I hope this helps! Good luck! :)
Excerpted from Baking911.com (full link: http://www.baking911.com/pantry/subs_... )
It measures and pours, cup for cup - spoon for spoon, like sugar
1 packet = 2 teaspoons
In recipes where the amount of sugar is quite high, such as meringues, caramel, pecan pies, and angel food or pound cakes, complete substitution of SPLENDA® Granular for all the sweeteners may not yield the best results.
In recipes where sugar provides bulk structure to the product, such as yellow or chocolate cakes, cookies, muffins, quick breads, you may need to make a few slight changes in your recipe for best results.
Baked goods made with little or no sugar do not brown like recipes made with sugar. The addition of molasses, cocoa or other dark ingredients can help you achieve browning in recipes like those for cookies and cakes.
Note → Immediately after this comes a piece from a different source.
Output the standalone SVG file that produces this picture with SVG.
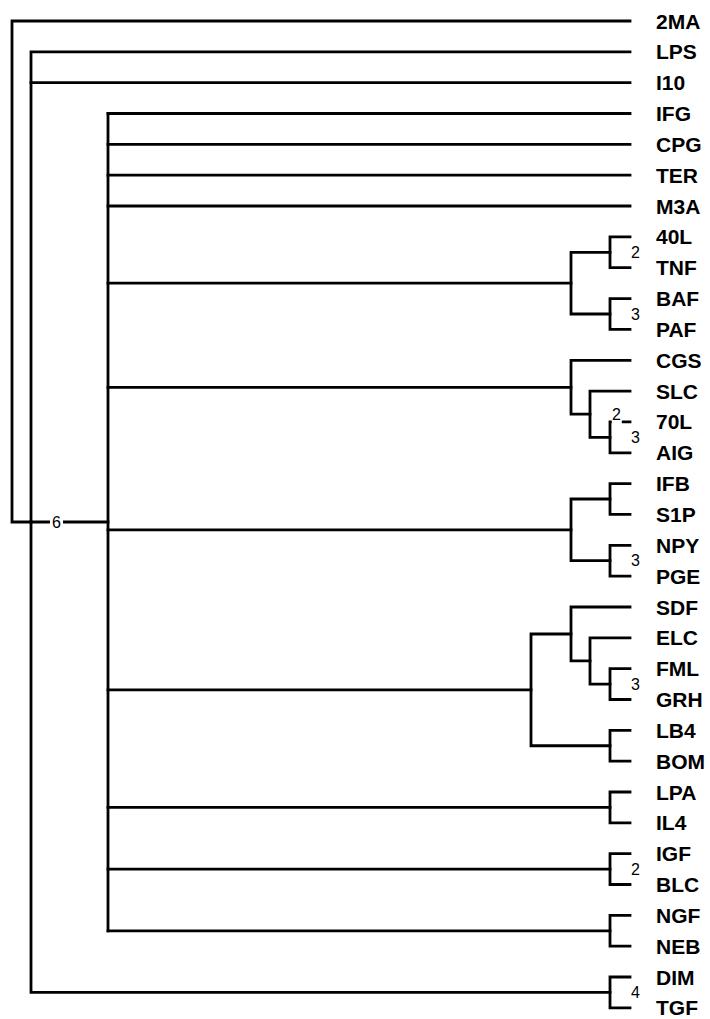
<svg xmlns="http://www.w3.org/2000/svg" width="710" height="1019" viewBox="0 0 710 1019">
<style>
.c{fill:none;stroke:#000;stroke-width:2.8;stroke-linejoin:miter;stroke-linecap:square}
.l{font-family:"Liberation Sans",Arial,sans-serif;font-weight:bold;font-size:21px;fill:#000}
.n{font-family:"Liberation Sans",Arial,sans-serif;font-size:16px;fill:#000}
.bg{fill:#fff}
</style>
<rect width="710" height="1019" fill="#fff"/>
<g id="connectors" class="c">
<path d="M630 21 H12 V522 H31"/>
<path d="M630 51.8 H31 V992.4 H610"/>
<path d="M31 82.7 H630"/>
<path d="M31 522 H108"/>
<path d="M108 113.5 H630"/>
<path d="M108 113.5 V930.8"/>
<path d="M108 144.4 H630"/>
<path d="M108 175.2 H630"/>
<path d="M108 206 H630"/>
<path d="M108 283.2 H571"/>
<path d="M610 252.3 H571 V314 H610"/>
<path d="M630 236.9 H610 V267.7 H630"/>
<path d="M630 298.6 H610 V329.4 H630"/>
<path d="M108 387.3 H571"/>
<path d="M630 360.3 H571 V414.2 H590"/>
<path d="M630 391.1 H590 V437.35 H610"/>
<path d="M630 421.9 H610 V452.8 H630"/>
<path d="M108 529.9 H571"/>
<path d="M610 499 H571 V560.7 H610"/>
<path d="M630 483.6 H610 V514.4 H630"/>
<path d="M630 545.3 H610 V576.1 H630"/>
<path d="M108 689.9 H531"/>
<path d="M571 634 H531 V745.75 H610"/>
<path d="M630 607 H571 V660.9 H590"/>
<path d="M630 637.8 H590 V684.05 H610"/>
<path d="M630 668.6 H610 V699.5 H630"/>
<path d="M630 730.3 H610 V761.2 H630"/>
<path d="M108 807.4 H610"/>
<path d="M630 792 H610 V822.9 H630"/>
<path d="M108 869.1 H610"/>
<path d="M630 853.7 H610 V884.5 H630"/>
<path d="M108 930.8 H610"/>
<path d="M630 915.4 H610 V946.2 H630"/>
<path d="M630 977 H610 V1007.9 H630"/>
</g>
<g id="node-6"><rect class="bg" x="50" y="513" width="13" height="18"/><text class="n" x="52" y="527.7">6</text></g>
<g id="node-40L-TNF"><text class="n" x="631" y="258">2</text></g>
<g id="node-BAF-PAF"><text class="n" x="631" y="319.7">3</text></g>
<g id="node-SLC-70L-AIG"><rect class="bg" x="611.8" y="404" width="10" height="20"/><text class="n" x="612" y="419.9">2</text></g>
<g id="node-70L-AIG"><text class="n" x="631" y="443">3</text></g>
<g id="node-NPY-PGE"><text class="n" x="631" y="566.4">3</text></g>
<g id="node-FML-GRH"><text class="n" x="631" y="689.7">3</text></g>
<g id="node-IGF-BLC"><text class="n" x="631" y="874.8">2</text></g>
<g id="node-DIM-TGF"><text class="n" x="631" y="998.1">4</text></g>
<g id="leaf-2MA"><text class="l" x="656" y="28.5">2MA</text></g>
<g id="leaf-LPS"><text class="l" x="656" y="59.3">LPS</text></g>
<g id="leaf-I10"><text class="l" x="656" y="90.2">I10</text></g>
<g id="leaf-IFG"><text class="l" x="656" y="121">IFG</text></g>
<g id="leaf-CPG"><text class="l" x="656" y="151.9">CPG</text></g>
<g id="leaf-TER"><text class="l" x="656" y="182.7">TER</text></g>
<g id="leaf-M3A"><text class="l" x="656" y="213.5">M3A</text></g>
<g id="leaf-40L"><text class="l" x="656" y="244.4">40L</text></g>
<g id="leaf-TNF"><text class="l" x="656" y="275.2">TNF</text></g>
<g id="leaf-BAF"><text class="l" x="656" y="306.1">BAF</text></g>
<g id="leaf-PAF"><text class="l" x="656" y="336.9">PAF</text></g>
<g id="leaf-CGS"><text class="l" x="656" y="367.8">CGS</text></g>
<g id="leaf-SLC"><text class="l" x="656" y="398.6">SLC</text></g>
<g id="leaf-70L"><text class="l" x="656" y="429.4">70L</text></g>
<g id="leaf-AIG"><text class="l" x="656" y="460.3">AIG</text></g>
<g id="leaf-IFB"><text class="l" x="656" y="491.1">IFB</text></g>
<g id="leaf-S1P"><text class="l" x="656" y="521.9">S1P</text></g>
<g id="leaf-NPY"><text class="l" x="656" y="552.8">NPY</text></g>
<g id="leaf-PGE"><text class="l" x="656" y="583.6">PGE</text></g>
<g id="leaf-SDF"><text class="l" x="656" y="614.5">SDF</text></g>
<g id="leaf-ELC"><text class="l" x="656" y="645.3">ELC</text></g>
<g id="leaf-FML"><text class="l" x="656" y="676.1">FML</text></g>
<g id="leaf-GRH"><text class="l" x="656" y="707">GRH</text></g>
<g id="leaf-LB4"><text class="l" x="656" y="737.8">LB4</text></g>
<g id="leaf-BOM"><text class="l" x="656" y="768.7">BOM</text></g>
<g id="leaf-LPA"><text class="l" x="656" y="799.5">LPA</text></g>
<g id="leaf-IL4"><text class="l" x="656" y="830.4">IL4</text></g>
<g id="leaf-IGF"><text class="l" x="656" y="861.2">IGF</text></g>
<g id="leaf-BLC"><text class="l" x="656" y="892">BLC</text></g>
<g id="leaf-NGF"><text class="l" x="656" y="922.9">NGF</text></g>
<g id="leaf-NEB"><text class="l" x="656" y="953.7">NEB</text></g>
<g id="leaf-DIM"><text class="l" x="656" y="984.5">DIM</text></g>
<g id="leaf-TGF"><text class="l" x="656" y="1015.4">TGF</text></g>
</svg>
For browning, add 1 tablespoon of molasses for every cup of SPLENDA® Granular used.
Cakes Successfully make a cake sweetened with SPLENDA® Granular by following these tips:
For every 1 cup of SPLENDA® Granular, add 1/2 cup nonfat dry milk powder (sifted) and 1/2 teaspoon of baking soda. Add sifted nonfat dry milk and baking soda to the remaining dry ingredients. Otherwise follow the recipe's directions. Baking: Check for doneness 7 to 10 minutes earlier than the recipe calls for.
Bar Cookies, Brownies, Muffins and Quick Breads Successfully make bar cookies, brownies, muffins, and quick breads sweetened with SPLENDA® Granular:
For every 1 cup of SPLENDA® Granular, add 1/2 teaspoon of baking soda. Add SPLENDA® Granular to the butter, and cream the mixture well. Add baking soda to the recipe's directions. In muffins and quick breads, the addition of 1 to 2 tablespoons of honey or molasses will add some flavor and moistness. Baking: Check for doneness 3 to 5 minutes earlier than the recipe calls for.